Beyond bacteria: a study of the enteric microbial consortium in extremely low birth weight infants

Abstract

Extremely low birth weight (ELBW) infants have high morbidity and mortality, frequently due to invasive infections from bacteria, fungi, and viruses. The microbial communities present in the gastrointestinal tracts of preterm infants may serve as a reservoir for invasive organisms and remain poorly characterized. We used deep pyrosequencing to examine the gut-associated microbiome of 11 ELBW infants in the first postnatal month, with a first time determination of the eukaryote microbiota such as fungi and nematodes, including bacteria and viruses that have not been previously described. Among the fungi observed, Candida sp. and Clavispora sp. dominated the sequences, but a range of environmental molds were also observed. Surprisingly, seventy-one percent of the infant fecal samples tested contained ribosomal sequences corresponding to the parasitic organism Trichinella. Ribosomal DNA sequences for the roundworm symbiont Xenorhabdus accompanied these sequences in the infant with the greatest proportion of Trichinella sequences. When examining ribosomal DNA sequences in aggregate, Enterobacteriales, Pseudomonas, Staphylococcus, and Enterococcus were the most abundant bacterial taxa in a low diversity bacterial community (mean Shannon-Weaver Index of 1.02 ± 0.69), with relatively little change within individual infants through time. To supplement the ribosomal sequence data, shotgun sequencing was performed on DNA from multiple displacement amplification (MDA) of total fecal genomic DNA from two infants. In addition to the organisms mentioned previously, the metagenome also revealed sequences for gram positive and gram negative bacteriophages, as well as human adenovirus C. Together, these data reveal surprising eukaryotic and viral microbial diversity in ELBW enteric microbiota dominated bytypes of bacteria known to cause invasive disease in these infants.

Figure 1. Lower eukaryotic sequence abundance.

Panel A: Order level data per sample is shown as a percentage of the total sequences. Panel B: Predominant yeast genera and species. Best match genus-species estimates per infant's sample are shown. Where only a genus is indicated, species level data could not be confidently determined.

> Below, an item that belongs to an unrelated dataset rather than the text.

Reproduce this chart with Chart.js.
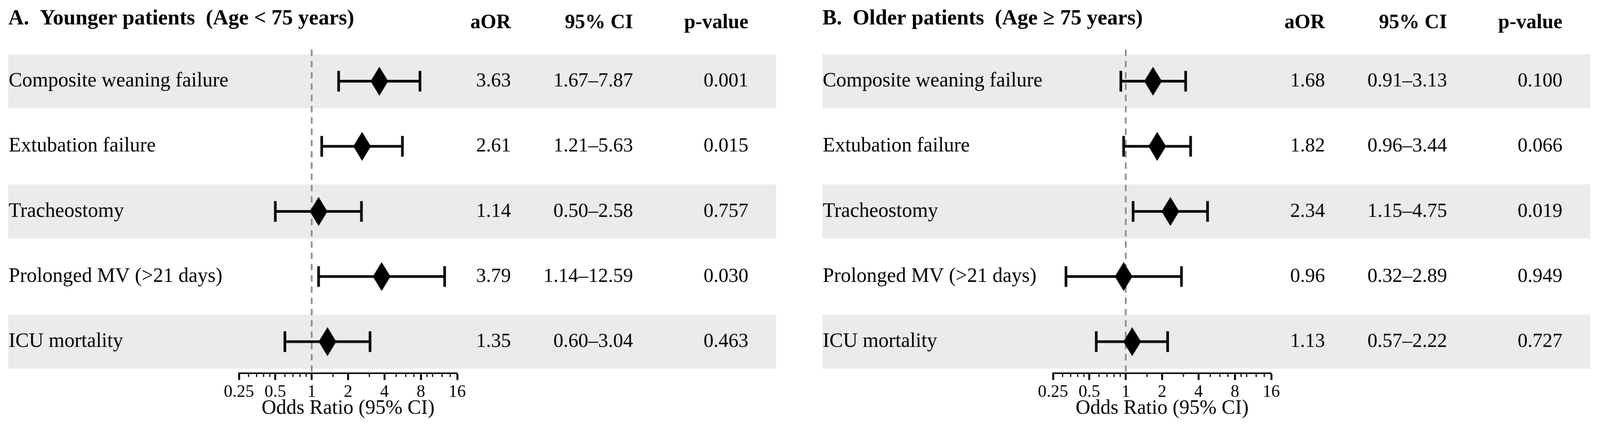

Figure 2. Rarefaction curves for lower eukaryotic sequences begin to plateau.

Curves are identified by infant (first number) and sample number (second number). Phylogenetic cutoff distances for 0.03 (approximately species level) and 0.1 (approximately genus level) are shown in Panels A and B respectively.

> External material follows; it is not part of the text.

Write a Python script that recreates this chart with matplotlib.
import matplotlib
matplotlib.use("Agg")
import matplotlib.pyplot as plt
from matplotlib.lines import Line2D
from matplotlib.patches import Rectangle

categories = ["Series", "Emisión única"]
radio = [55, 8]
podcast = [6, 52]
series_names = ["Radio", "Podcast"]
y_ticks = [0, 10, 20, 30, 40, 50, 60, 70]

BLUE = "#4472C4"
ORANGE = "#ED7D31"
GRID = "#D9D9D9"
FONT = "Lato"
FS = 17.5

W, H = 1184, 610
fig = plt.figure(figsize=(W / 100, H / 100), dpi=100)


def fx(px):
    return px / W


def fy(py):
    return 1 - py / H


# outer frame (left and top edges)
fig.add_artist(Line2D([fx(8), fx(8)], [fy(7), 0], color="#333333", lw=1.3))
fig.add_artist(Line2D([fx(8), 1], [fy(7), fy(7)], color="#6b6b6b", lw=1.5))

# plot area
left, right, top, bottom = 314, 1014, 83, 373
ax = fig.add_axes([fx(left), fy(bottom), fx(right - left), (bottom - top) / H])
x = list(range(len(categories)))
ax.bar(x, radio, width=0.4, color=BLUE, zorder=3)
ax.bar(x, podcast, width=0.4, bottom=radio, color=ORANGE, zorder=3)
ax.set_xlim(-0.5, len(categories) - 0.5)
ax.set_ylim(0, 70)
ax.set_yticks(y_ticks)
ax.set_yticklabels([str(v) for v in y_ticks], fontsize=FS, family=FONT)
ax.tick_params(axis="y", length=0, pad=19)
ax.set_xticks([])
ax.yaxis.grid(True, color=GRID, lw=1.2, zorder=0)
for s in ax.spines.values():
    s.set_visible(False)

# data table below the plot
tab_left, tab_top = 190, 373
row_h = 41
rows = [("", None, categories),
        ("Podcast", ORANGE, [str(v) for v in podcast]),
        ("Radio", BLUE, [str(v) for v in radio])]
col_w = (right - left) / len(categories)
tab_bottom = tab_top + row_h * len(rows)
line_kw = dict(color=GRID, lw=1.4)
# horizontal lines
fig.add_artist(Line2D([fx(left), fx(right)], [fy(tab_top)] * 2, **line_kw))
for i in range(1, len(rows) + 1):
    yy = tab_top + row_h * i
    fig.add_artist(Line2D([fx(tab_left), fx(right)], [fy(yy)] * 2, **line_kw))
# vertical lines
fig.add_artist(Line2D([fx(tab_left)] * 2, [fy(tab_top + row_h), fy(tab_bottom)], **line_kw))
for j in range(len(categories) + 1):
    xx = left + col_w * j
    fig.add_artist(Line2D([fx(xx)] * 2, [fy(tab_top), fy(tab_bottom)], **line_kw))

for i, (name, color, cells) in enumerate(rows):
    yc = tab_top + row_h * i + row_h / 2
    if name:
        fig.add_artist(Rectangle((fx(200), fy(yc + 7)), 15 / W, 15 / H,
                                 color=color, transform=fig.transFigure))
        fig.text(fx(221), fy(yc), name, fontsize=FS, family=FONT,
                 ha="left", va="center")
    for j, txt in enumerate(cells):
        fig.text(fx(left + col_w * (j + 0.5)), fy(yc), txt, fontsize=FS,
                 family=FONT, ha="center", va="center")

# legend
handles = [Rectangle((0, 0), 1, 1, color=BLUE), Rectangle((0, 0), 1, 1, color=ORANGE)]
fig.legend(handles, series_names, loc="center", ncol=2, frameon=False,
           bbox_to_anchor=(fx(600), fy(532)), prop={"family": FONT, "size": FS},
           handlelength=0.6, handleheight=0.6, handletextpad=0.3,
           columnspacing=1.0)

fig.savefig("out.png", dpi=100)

Figure 3. Bacterial phyla and orders in aggregate.

Sequences from 16S rDNA were combined among all samples and analyzed in aggregate. Only taxa with greater than 50 sequences are shown. Panel A: Phyla-level sequence analysis. Panel B: Most-abundant orders (>0.5% of total sequences). Panel C: Low-abundance orders (<0.5% of total sequences).

Figure 4. Bacterial genera by infant sample.

Panel A: Percentages of the total sequences are shown for each sample. Shannon-Weaver Index (cutoff distance of 0.1) and Chao1 (cutoff distance of 0.1) are shown. Panel B: A graphical representation of the change in the Shannon-Weaver Index between samples per infant.

Figure 5. Rarefaction curves for 16S rDNA sequences.

Curves are identified by infant (first number) and sample number (second number). Phylogenetic cutoff distances for 0.03 (approximately species level) and 0.1 (approximately genus level) are shown in Panels A and B, respectively.